Hye Jin arrived in Rio as the 2015 Asian Champion but with just a single individual Hyundai Archery World Cup stage win to her name, back in 2014 in Antalya. Ki Bo Bae was looking strong, going for the almost mythical defence of an individual Olympic title, and world number one Choi Misun had been in peak form all year, dominating the Olympic trials and convincingly the number one seed in the Sambodromo, after having won six gold medals out of six events she’d entered (individual, team and mixed team) on the international circuit prior to the Games. 

In the individual competition, Hye Jin seemed to grow in confidence with every shot and every opponent.

Qualifying second put her on a semifinal collision course with Ki Bo Bae, whose shot seemed to fall apart under the crushing pressure. In contrast, Hye Jin recovered from a mistake in the first end and never looked back, first passing the London 2012 gold medallist and then dispatching Unruh in the final with crisp, perfectly-timed shots and not even a flicker of doubt across her face.

It was a fairytale ending after the disappointment of failing to make the London 2012 team – and Chang said that she is not finished yet, announcing her intentions to make the squad for Tokyo.

Could she be the one to finally defend an Olympic individual gold? Stranger things have happened. 

3. JC Valladont

His individual silver medal in Rio was a fantastic display of pressure shooting under difficult conditions. The Frenchman had proven his dangerman status in the preceding 12 months, taking the Wroclaw Hyundai Archery World Cup stage title in 2015 and emphatically taking the European title in Nottingham in 2016, in an event where his face looked out from the posters all around town.

In Rio, he beat the other top European archer, Sjef van den Berg, in the semifinal for the honour of taking on Ku Bonchan, who had just a little more than him in the gold medal match. But only a little; Valladont put in two 29s in the third and fourth sets that had us all wondering if he could achieve the unthinkable. 

Honourable mentions

Australia’s men’s team: Punched a little above their weight in the Sambodromo, qualifying with an Oceania record to seed them nicely in fourth for the team event, gaining a bye and beating a patchy France. They then shot very strongly for two sets against Korea – but no-one was beating Korea that day. Finally they had plenty in the tank against China to take the bronze, finishing with a 59 and taking Australia’s first medal of the Games.

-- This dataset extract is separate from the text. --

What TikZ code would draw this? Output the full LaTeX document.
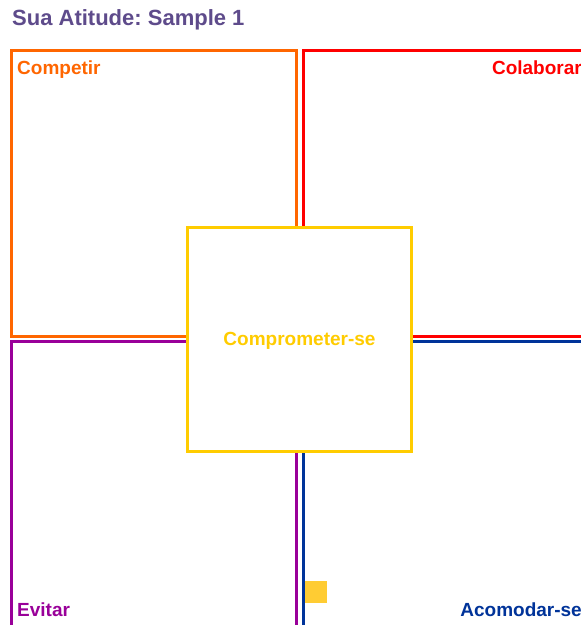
\documentclass[tikz,border=0pt]{standalone}
\usepackage{fontspec}
\setmainfont{Liberation Sans}
\frenchspacing
\definecolor{cOrange}{RGB}{255,102,0}
\definecolor{cRed}{RGB}{255,0,0}
\definecolor{cPurple}{RGB}{153,0,153}
\definecolor{cBlue}{RGB}{0,51,153}
\definecolor{cYellow}{RGB}{255,204,0}
\definecolor{cSmall}{RGB}{255,204,51}
\definecolor{cTitle}{RGB}{94,75,139}
\tikzset{
  quad/.style={line width=3pt},
  lbl/.style={inner sep=0pt, font=\fontsize{19}{22}\selectfont\bfseries},
}
\begin{document}
\begin{tikzpicture}[x=1pt,y=-1pt]
\useasboundingbox (0,0) rectangle (581,625);
\fill[white] (0,0) rectangle (581,625);
\begin{scope}
\clip (0,0) rectangle (581,625);
\draw[quad, cOrange] (11.3,50.7) rectangle (296.4,336.2);
\draw[quad, cRed] (303,50.7) rectangle (588,336.2);
\draw[quad, cPurple] (11.3,341.7) rectangle (296.5,627);
\draw[quad, cBlue] (303.5,341.7) rectangle (589,627);
\draw[quad, cYellow, fill=white] (187.5,227.2) rectangle (411.5,451.2);
\fill[cSmall] (305,581) rectangle (327,603);
\end{scope}
\node[lbl, anchor=base west, text=cTitle, font=\fontsize{22}{26}\selectfont\bfseries] (title) at (12,25) {Sua Atitude: Sample 1};
\node[lbl, anchor=base west, text=cOrange] (competir) at (17,74.5) {Competir};
\node[lbl, anchor=base east, text=cRed] (colaborar) at (582,74.5) {Colaborar};
\node[lbl, anchor=base, text=cYellow] (comprometer) at (299.5,345.5) {Comprometer-se};
\node[lbl, anchor=base west, text=cPurple] (evitar) at (17,616) {Evitar};
\node[lbl, anchor=base east, text=cBlue] (acomodar) at (582,616) {Acomodar-se};
\end{tikzpicture}
\end{document}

A great collective peak performance.

Ega Agatha Riau: Indonesia’s finest did the unthinkable on the Tuesday to knock out the new world record holder Kim Woojin with a gutsy display. He didn’t have enough against Mauro Nespoli to continue the run, but the Shanghai 2015 Hyundai Archery World Cup stage bronze medallist clearly has more left.

Ane Marcelle Dos Santos: The only home archer to make the quarterfinals, no-one got louder roars in the Sambodromo all week. The best performing Brazilian handled it all like a rock star, with equanimity and style. Hopefully we’ll see her back on the international circuit.

Korea: Not an honourable mention. More of a statement of respect. No article about incredible performances at the Olympics can go by without mentioning the historic four-gold performance of team Korea, a first-ever at the Games.